The 44th Virginia Infantry Regiment was an infantry regiment raised in Virginia for service in the Confederate States Army during the American Civil War. It fought mostly with the Army of Northern Virginia.

The 44th Virginia was organized in June 1861, with men from Richmond and Farmville, and Appomattox, Buckingham, Louisa, Goochland, Amelia, Fluvanna, and Hanover counties.

The unit fought at Rich Mountain, in Lee's Cheat Mountain Campaign, and was active in Jackson's Valley operations. During March, 1862, it was reduced to nine companies as Company A was transferred to the artillery. The 44th served in General Early's, J.R. Jones', and W. Terry's Brigade, Army of Northern Virginia.

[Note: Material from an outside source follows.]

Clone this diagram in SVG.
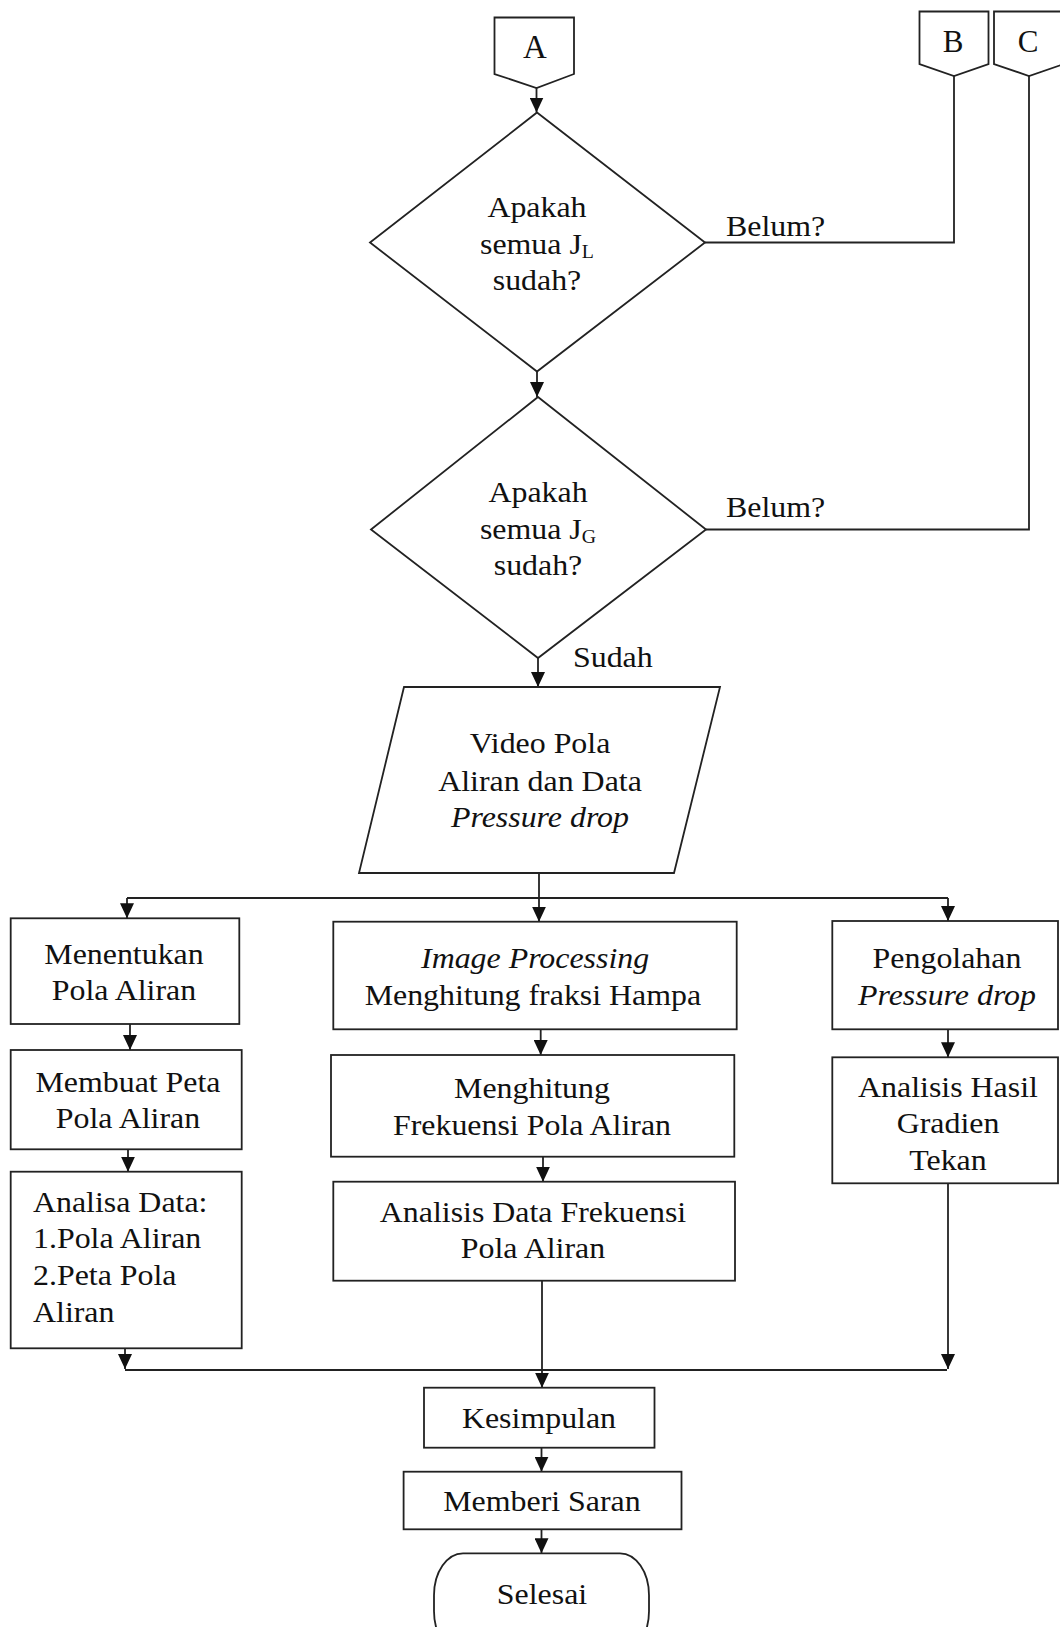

It was involved in many engagements from the Seven Days' Battles to Cold Harbor, then continued the fight with Early in the Shenandoah Valley and around Appomattox.

The regiment reported 5 wounded at Greenbrier River, had 2 killed and 17 wounded at McDowell, and lost 15 killed and 38 wounded at Cross Keys and Port Republic. It sustained 15 casualties at Fredericksburg and 71 at Chancellorsville, and of the 227 engaged at Gettysburg more than twenty percent were disabled. Only 1 officer and 12 men surrendered in April, 1865.

The field officers were Colonels Norvell Cobb and William C. Scott; Lieutenant Colonels Thomas R. Buckner, James L. Hubard, A.C. Jones; and Major David W. Anderson.